▶ [Task statement]: Retype the opening lines of the listing below, ending with the line that contains "plt.rcParams['font.family'] = ['Liberation", and leave out any pictures.
+++++
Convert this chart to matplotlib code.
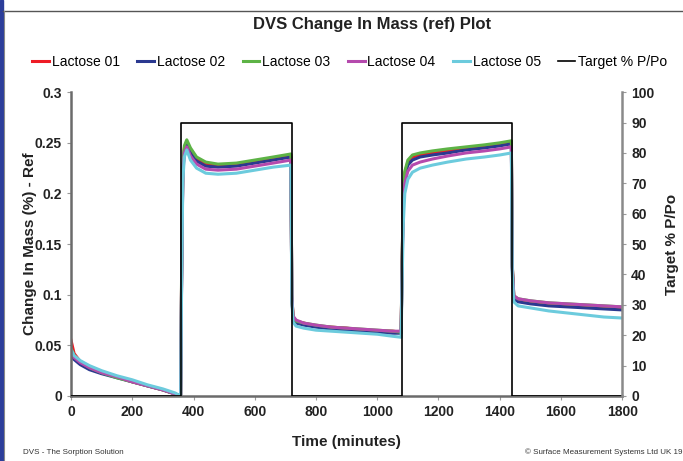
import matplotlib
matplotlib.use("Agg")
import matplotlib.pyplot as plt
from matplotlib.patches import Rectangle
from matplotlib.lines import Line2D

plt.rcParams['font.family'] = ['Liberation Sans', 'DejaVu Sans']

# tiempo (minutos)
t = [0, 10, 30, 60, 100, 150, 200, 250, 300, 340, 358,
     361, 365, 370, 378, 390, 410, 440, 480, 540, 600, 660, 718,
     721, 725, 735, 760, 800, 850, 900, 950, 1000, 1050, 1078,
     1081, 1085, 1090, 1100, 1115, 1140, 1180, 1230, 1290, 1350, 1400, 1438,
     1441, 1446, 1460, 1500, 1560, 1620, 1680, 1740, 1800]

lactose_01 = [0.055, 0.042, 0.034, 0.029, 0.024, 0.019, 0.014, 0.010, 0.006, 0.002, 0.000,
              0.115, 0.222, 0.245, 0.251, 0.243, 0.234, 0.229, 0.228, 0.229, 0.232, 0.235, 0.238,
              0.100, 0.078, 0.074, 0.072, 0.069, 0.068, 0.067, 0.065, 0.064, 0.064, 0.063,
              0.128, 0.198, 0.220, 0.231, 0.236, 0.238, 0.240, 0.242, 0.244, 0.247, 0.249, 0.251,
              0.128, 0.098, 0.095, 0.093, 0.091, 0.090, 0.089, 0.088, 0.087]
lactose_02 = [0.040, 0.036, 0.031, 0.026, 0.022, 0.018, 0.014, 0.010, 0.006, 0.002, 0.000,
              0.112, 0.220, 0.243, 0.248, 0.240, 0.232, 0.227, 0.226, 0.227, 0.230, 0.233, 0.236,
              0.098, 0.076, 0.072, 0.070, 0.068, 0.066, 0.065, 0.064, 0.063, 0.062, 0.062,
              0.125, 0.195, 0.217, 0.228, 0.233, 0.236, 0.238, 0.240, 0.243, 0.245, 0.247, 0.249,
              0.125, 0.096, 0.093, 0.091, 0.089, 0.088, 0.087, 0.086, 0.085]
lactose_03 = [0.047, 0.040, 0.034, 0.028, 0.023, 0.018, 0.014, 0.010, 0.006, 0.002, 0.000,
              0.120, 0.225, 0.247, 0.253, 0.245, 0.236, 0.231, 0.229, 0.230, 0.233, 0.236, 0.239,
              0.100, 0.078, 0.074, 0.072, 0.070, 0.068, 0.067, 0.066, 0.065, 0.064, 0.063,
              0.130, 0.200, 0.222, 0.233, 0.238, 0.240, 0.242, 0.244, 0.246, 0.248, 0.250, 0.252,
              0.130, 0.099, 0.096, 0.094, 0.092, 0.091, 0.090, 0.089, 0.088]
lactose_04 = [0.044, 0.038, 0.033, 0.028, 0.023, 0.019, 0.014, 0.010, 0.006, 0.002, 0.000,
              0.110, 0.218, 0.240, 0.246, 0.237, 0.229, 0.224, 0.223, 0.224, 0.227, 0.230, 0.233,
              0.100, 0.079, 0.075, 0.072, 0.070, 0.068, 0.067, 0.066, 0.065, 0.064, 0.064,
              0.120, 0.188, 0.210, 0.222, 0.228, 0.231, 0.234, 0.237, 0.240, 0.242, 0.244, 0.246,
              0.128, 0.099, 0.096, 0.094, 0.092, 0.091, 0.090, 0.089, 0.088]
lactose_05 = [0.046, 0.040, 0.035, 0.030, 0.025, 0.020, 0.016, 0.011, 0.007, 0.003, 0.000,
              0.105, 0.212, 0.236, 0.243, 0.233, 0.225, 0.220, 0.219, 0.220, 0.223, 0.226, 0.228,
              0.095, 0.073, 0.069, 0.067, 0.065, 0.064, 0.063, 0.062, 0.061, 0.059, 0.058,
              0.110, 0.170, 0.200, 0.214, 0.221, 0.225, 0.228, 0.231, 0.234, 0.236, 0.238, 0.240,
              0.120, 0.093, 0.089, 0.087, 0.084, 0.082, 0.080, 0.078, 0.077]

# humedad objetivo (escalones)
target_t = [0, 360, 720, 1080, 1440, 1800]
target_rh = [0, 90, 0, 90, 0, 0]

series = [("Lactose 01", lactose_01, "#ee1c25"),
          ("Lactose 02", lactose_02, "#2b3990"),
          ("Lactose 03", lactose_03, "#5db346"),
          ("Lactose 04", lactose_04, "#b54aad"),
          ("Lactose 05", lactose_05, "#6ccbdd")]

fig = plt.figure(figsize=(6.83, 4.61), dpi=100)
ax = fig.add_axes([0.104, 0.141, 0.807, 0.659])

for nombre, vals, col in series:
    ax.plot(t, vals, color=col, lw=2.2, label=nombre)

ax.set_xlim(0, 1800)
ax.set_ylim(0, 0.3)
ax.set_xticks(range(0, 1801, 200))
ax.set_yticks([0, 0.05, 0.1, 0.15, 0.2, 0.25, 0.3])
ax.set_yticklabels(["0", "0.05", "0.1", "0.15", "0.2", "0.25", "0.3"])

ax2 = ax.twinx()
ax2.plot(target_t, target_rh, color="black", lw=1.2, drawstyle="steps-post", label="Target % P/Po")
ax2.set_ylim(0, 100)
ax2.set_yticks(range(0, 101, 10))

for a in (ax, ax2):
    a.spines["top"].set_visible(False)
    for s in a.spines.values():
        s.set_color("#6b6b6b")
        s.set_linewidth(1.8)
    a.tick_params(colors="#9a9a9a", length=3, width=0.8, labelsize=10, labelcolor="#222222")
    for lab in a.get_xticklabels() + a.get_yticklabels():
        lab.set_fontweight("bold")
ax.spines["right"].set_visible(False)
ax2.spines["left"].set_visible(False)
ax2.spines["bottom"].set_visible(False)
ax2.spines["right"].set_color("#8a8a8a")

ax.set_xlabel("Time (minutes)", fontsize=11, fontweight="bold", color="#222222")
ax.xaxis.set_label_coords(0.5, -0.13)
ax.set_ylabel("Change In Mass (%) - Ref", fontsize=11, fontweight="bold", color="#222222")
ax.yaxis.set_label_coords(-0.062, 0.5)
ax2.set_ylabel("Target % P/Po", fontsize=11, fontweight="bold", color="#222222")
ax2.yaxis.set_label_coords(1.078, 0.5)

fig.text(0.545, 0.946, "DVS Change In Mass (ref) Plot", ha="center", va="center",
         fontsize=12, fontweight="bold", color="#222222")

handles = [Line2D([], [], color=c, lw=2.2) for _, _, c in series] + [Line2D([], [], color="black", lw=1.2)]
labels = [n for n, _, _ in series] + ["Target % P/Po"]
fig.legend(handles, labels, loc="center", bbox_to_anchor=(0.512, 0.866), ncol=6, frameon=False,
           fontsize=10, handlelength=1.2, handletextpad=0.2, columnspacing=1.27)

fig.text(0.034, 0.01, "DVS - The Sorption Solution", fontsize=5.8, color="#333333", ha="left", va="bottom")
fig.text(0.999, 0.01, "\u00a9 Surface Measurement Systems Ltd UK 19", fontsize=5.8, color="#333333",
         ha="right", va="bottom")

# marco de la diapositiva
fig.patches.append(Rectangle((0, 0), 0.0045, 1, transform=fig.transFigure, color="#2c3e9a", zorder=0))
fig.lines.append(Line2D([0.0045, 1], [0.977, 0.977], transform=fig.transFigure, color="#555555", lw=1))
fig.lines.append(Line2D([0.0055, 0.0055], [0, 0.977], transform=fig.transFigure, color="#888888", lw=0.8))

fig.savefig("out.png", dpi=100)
+++++
▶ [Output for this task]:
Convert this chart to matplotlib code.
import matplotlib
matplotlib.use("Agg")
import matplotlib.pyplot as plt
from matplotlib.patches import Rectangle
from matplotlib.lines import Line2D

plt.rcParams['font.family'] = ['Liberation Sans', 'DejaVu Sans']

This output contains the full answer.